▶ [TO DO]: Retype the data exactly, from its first line to the line containing "var expectedNormal = [-1.28, -0.64, -0.20, 0.20, 0.64, 1.28];", including both, and skip any picture.

▶ [RECORDED DATA]:
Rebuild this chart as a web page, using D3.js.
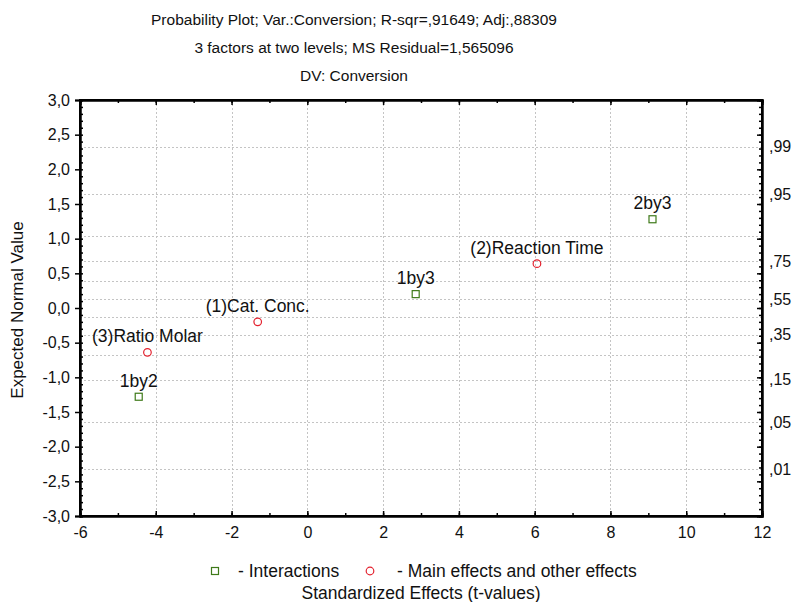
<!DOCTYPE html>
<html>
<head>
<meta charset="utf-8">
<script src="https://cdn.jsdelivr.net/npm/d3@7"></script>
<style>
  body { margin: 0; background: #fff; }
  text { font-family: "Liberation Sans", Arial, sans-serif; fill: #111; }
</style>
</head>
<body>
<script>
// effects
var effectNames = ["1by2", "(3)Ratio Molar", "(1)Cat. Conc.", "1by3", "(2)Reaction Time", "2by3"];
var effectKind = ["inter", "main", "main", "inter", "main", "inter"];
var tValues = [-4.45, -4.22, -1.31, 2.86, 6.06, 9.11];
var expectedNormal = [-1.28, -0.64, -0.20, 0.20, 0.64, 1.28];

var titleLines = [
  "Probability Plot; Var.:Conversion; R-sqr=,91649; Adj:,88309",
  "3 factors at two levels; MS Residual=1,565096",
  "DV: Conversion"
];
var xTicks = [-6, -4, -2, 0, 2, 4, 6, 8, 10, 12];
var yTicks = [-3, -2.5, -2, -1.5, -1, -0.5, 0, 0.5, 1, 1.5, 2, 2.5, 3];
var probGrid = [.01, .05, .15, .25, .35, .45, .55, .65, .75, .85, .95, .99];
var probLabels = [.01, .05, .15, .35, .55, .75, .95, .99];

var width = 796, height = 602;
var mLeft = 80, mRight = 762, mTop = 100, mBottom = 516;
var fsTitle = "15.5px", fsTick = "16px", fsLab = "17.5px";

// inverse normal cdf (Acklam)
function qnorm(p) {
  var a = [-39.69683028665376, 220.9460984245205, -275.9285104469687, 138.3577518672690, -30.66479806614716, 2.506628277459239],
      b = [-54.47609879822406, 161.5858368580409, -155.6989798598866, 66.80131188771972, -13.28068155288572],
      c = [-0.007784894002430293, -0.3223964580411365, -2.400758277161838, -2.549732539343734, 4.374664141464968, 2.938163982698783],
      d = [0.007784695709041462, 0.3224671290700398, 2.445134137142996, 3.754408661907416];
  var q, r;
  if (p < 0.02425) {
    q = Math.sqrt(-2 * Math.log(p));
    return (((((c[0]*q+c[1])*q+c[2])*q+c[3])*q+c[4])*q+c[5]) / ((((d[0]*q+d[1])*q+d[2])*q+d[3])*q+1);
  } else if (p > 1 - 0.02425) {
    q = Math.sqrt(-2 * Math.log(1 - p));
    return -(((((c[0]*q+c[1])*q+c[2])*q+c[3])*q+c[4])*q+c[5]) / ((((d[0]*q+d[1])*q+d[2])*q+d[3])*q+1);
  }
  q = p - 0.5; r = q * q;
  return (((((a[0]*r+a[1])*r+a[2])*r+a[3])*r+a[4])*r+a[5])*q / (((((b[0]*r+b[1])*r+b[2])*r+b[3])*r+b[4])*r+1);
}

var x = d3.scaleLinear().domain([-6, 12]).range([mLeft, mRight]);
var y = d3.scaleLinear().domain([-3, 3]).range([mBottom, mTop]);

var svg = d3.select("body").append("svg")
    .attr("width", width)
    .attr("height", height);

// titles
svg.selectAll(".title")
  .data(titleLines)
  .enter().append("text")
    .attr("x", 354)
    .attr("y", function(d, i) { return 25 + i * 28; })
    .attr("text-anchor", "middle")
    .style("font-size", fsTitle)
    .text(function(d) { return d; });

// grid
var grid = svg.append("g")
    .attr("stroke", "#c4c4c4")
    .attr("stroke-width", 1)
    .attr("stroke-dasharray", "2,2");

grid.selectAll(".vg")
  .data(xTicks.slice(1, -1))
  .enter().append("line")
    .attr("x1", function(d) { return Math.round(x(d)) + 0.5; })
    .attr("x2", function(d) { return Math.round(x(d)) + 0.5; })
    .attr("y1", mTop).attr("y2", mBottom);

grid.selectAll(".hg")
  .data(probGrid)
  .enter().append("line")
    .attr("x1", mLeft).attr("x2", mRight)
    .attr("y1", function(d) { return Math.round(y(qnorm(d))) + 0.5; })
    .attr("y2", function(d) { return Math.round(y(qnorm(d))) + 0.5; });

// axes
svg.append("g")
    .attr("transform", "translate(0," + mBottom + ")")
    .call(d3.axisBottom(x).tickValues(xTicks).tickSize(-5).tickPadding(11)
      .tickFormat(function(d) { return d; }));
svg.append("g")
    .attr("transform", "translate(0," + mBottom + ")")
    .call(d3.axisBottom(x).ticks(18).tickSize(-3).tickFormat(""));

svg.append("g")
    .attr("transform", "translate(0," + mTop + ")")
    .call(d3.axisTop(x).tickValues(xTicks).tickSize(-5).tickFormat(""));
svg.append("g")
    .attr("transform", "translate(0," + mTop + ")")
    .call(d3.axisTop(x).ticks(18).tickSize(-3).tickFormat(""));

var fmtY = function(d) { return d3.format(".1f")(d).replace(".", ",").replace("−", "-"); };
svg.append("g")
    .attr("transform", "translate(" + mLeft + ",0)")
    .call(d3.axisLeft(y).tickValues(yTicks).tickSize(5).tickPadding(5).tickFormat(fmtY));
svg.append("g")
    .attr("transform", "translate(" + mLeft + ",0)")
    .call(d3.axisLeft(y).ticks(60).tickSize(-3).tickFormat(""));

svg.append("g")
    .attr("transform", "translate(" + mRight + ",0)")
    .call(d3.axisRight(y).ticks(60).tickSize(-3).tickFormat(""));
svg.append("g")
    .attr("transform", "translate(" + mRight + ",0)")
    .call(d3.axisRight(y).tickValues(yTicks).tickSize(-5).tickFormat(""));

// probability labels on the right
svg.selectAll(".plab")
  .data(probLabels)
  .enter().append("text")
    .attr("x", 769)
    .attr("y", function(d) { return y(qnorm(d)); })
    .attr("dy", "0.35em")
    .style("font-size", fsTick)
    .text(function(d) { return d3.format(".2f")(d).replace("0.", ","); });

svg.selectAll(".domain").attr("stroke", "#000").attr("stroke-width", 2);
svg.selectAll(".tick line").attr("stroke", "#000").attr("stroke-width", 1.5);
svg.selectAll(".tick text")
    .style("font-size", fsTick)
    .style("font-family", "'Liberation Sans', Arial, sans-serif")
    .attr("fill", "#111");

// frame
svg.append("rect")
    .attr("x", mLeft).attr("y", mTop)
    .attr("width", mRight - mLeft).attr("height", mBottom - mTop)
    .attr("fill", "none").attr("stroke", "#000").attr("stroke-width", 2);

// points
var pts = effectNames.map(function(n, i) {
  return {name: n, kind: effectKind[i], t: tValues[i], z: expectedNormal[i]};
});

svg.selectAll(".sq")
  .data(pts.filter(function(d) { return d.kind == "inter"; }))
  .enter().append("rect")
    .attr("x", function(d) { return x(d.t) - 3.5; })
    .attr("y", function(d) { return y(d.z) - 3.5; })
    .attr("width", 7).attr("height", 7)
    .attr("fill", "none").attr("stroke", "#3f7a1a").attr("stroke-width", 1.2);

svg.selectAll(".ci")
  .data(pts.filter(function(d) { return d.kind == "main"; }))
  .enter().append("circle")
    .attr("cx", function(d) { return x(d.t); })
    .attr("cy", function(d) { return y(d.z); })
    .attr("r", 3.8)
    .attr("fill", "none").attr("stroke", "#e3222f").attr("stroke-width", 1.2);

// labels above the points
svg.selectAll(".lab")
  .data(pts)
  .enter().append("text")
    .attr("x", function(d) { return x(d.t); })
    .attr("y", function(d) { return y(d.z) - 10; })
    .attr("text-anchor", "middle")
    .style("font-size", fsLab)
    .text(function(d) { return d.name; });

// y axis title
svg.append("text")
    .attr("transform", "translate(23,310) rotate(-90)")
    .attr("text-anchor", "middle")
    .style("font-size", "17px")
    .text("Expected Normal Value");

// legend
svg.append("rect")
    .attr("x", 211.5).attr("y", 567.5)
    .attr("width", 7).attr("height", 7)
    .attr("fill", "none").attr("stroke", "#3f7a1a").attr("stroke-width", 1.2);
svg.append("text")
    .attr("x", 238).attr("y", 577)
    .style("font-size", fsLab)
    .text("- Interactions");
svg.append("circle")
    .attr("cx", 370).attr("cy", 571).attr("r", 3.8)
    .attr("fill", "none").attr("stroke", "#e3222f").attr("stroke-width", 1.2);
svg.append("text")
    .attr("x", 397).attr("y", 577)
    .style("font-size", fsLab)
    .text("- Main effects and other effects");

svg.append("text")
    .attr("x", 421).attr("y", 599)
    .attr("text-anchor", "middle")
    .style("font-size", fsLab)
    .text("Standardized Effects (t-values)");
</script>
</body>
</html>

▶ [WRITTEN RESPONSE]:
Rebuild this chart as a web page, using D3.js.
<!DOCTYPE html>
<html>
<head>
<meta charset="utf-8">
<script src="https://cdn.jsdelivr.net/npm/d3@7"></script>
<style>
  body { margin: 0; background: #fff; }
  text { font-family: "Liberation Sans", Arial, sans-serif; fill: #111; }
</style>
</head>
<body>
<script>
// effects
var effectNames = ["1by2", "(3)Ratio Molar", "(1)Cat. Conc.", "1by3", "(2)Reaction Time", "2by3"];
var effectKind = ["inter", "main", "main", "inter", "main", "inter"];
var tValues = [-4.45, -4.22, -1.31, 2.86, 6.06, 9.11];
var expectedNormal = [-1.28, -0.64, -0.20, 0.20, 0.64, 1.28];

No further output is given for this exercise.